Fu quella la svolta che lo fece diventare da barbone a principe? Non lo so.

Quando uscì sembrava un altro. Capelli tagliati a zero, vestito pulito e decentemente.

Stava seduto al solito posto, in un angolo della piazza, silenzioso, quasi meditasse. Rispondeva al saluto ma rimaneva seduto e non chiedeva più soldi.

Alcuni di noi lo avvicinarono e si prodigarono perché venisse a mangiare nelle nostre abitazioni e per fargli avere qualcosa in tasca gli facemmo fare qualche piccolo lavoretto. Jerry, col tempo, si mostrò bravo nei lavori di muratura, in quello elettrico, nelle saldature e nei lavori in campagna. Apprendemmo che era della Repubblica Ceca e che conosceva tre lingue. Aveva voluto conoscere la vita da Hippy ma ora si era stancato e voleva fermarsi a Mazara del Vallo a lavorare cosa che fece con assiduità ora qua, ora là.

Trovò una casa in locazione e gli fu regalata una vecchia macchina dopo che gli facemmo prendere la patente di guida. Continuava a bere ma senza eccedere. Vestiva abiti usati ma puliti e faceva la sua figura anche perché, con i suoi soldi, gli feci mettere una adeguata dentiera visto che aveva difficoltà a mangiare.
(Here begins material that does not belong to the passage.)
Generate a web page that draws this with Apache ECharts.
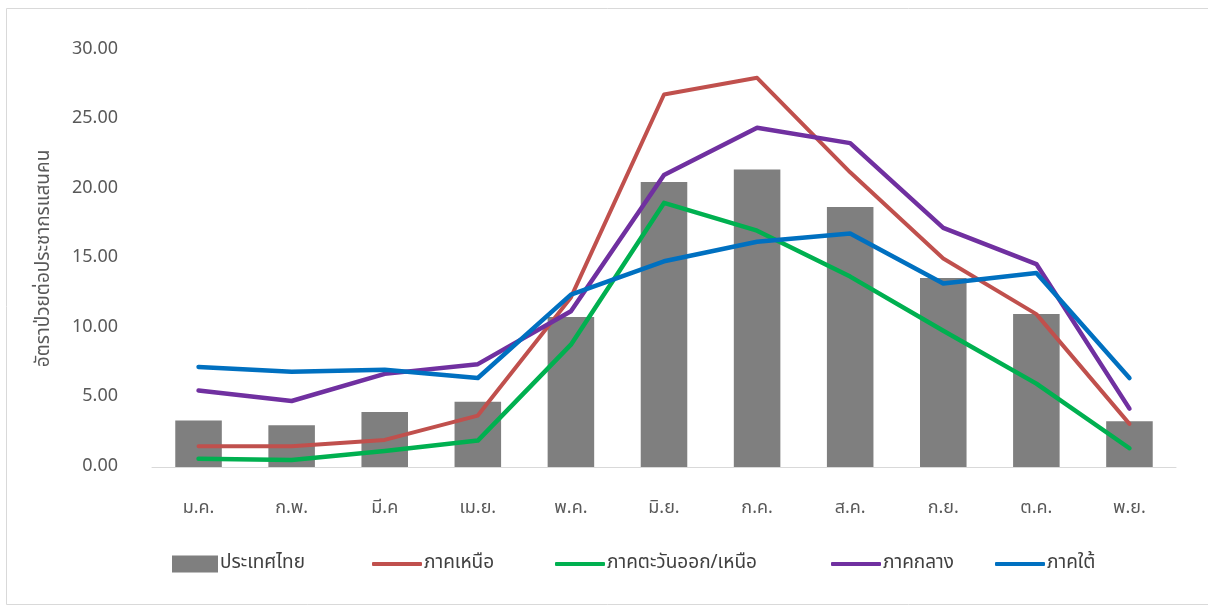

Questa vita durò alcuni anni e Jerry riuscì a lavorare quasi sempre facendosi anche la ragazza.

Quando la sua macchina aveva problemi veniva da me ed io gli prestavo la mia.
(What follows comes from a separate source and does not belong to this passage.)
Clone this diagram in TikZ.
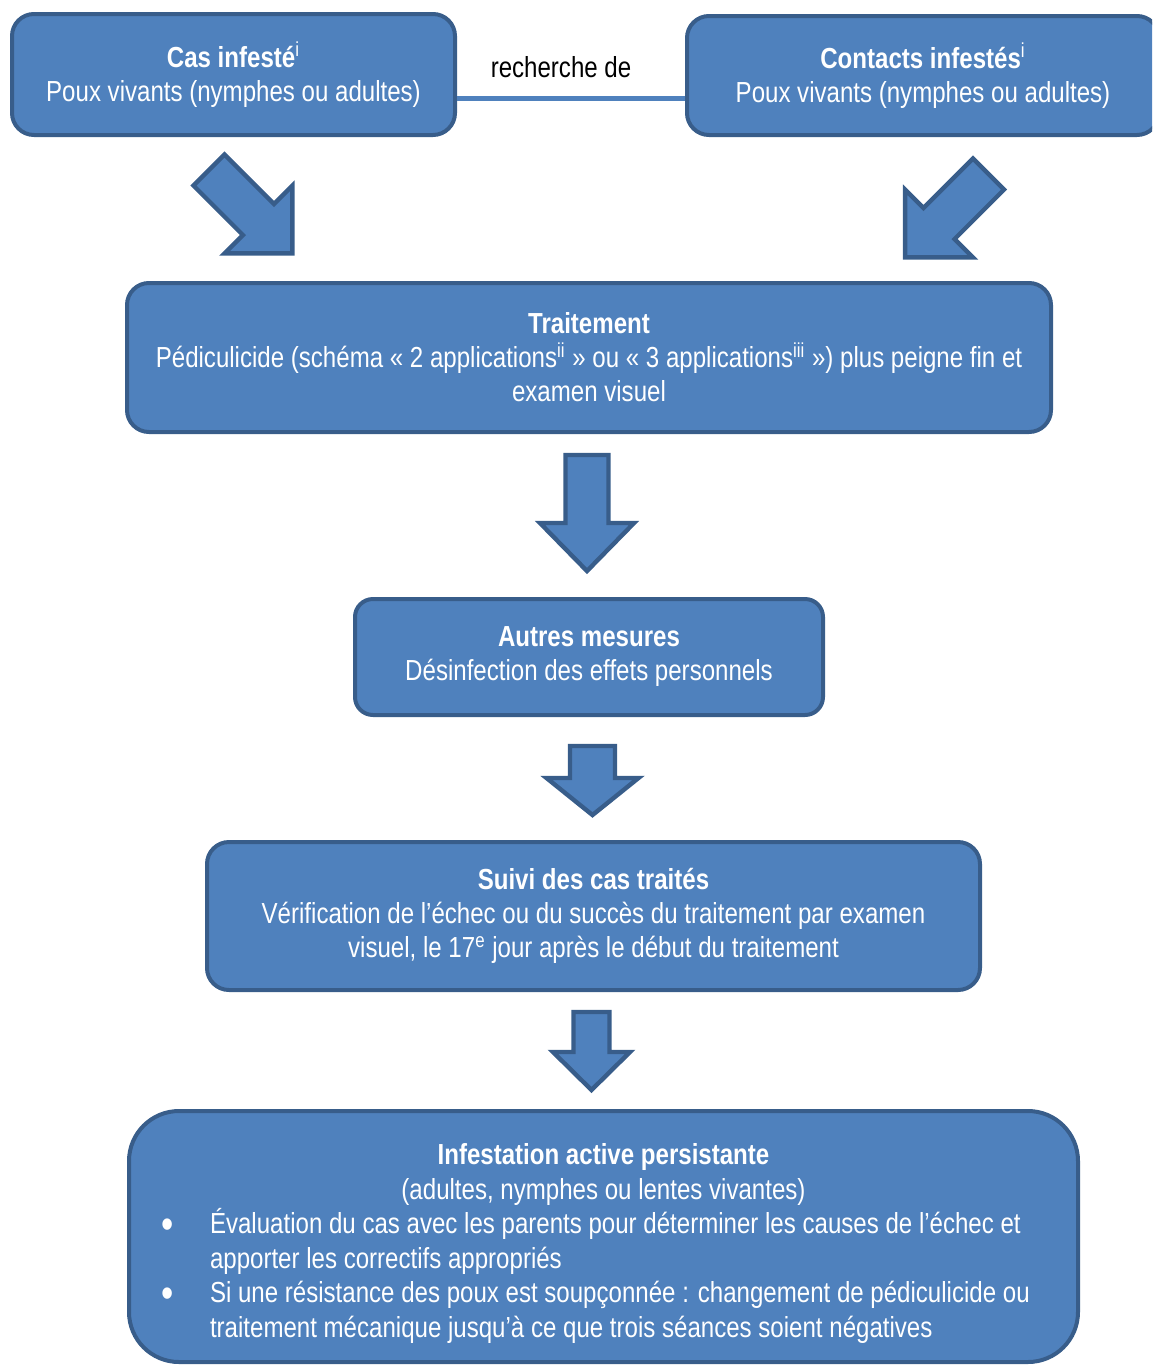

Con la crisi del 2010 il lavoro venne meno, i soldi non bastavano più e chiese consiglio agli amici convincendosi alla fine che la soluzione migliore era quella di andare a cercare fortuna altrove magari all’estero. Non so perché partì per andare in Austria.

L’altro pomeriggio, causa il protrarsi del bel tempo da noi (siamo quasi alla fine di ottobre) con i soliti amici ci siamo ritrovati presso la gelateria del lungomare Mazzini. Ad un tratto qualcuno mi tocca la spalla e mi chiama; “Paolo! Paolo! Sono Jerry“.

Mi alzai, rimasi sbalordito – nel vederlo – ma felice e lo abbracciai con impeto.

Lo invitai a sedere e facendolo mi presentò una ragazza dicendo che parlava solo “ceco” e che era la sua ragazza. Una giovane carina sui venti, ventidue anni. Mi faccio raccontare la sua nuova avventura durante questa assenza e mi fa sapere che lavorava a Linz in Austria dove guadagnava bene e tutti gli volevano bene trovando nuovi amici. Mi disse che era in vacanza, per una settimana, e che era venuto direttamente a Mazara del Vallo perché qui aveva gli amici e si sentiva a casa sua. Dormiva presso amici e mangiava da Francesco, altro amico comune. Lo invitai a venire a mangiare a casa mia il lunedì successivo (l’incontro avvenne di venerdì ed io il sabato e la domenica dovevo andare in gita a Gangi e a Castelbuono) ma rifiutò perché altri amici lo avevano invitato e doveva accontentare un po’ tutti.

Rimase a parlare un poco e poi andò via, con la sua ragazza, felicissimo di avermi visto e salutato, promettendo che sarebbe ritornato in estate.

Lo vidi allontanare lentamente e, seguendolo con gli occhi, fra me e me dicevo: una bella coppia, due persone normali, due giovani di bell’aspetto. In cuor mio ero contento per lui, per me che – in parte – grazie all’aiuto ed ai consigli dati avevo contribuito al suo recupero nonché a farlo diventare un uomo responsabile, inserito in società, con un avvenire migliore di quello che gli si prospettava quando l’avevo conosciuto.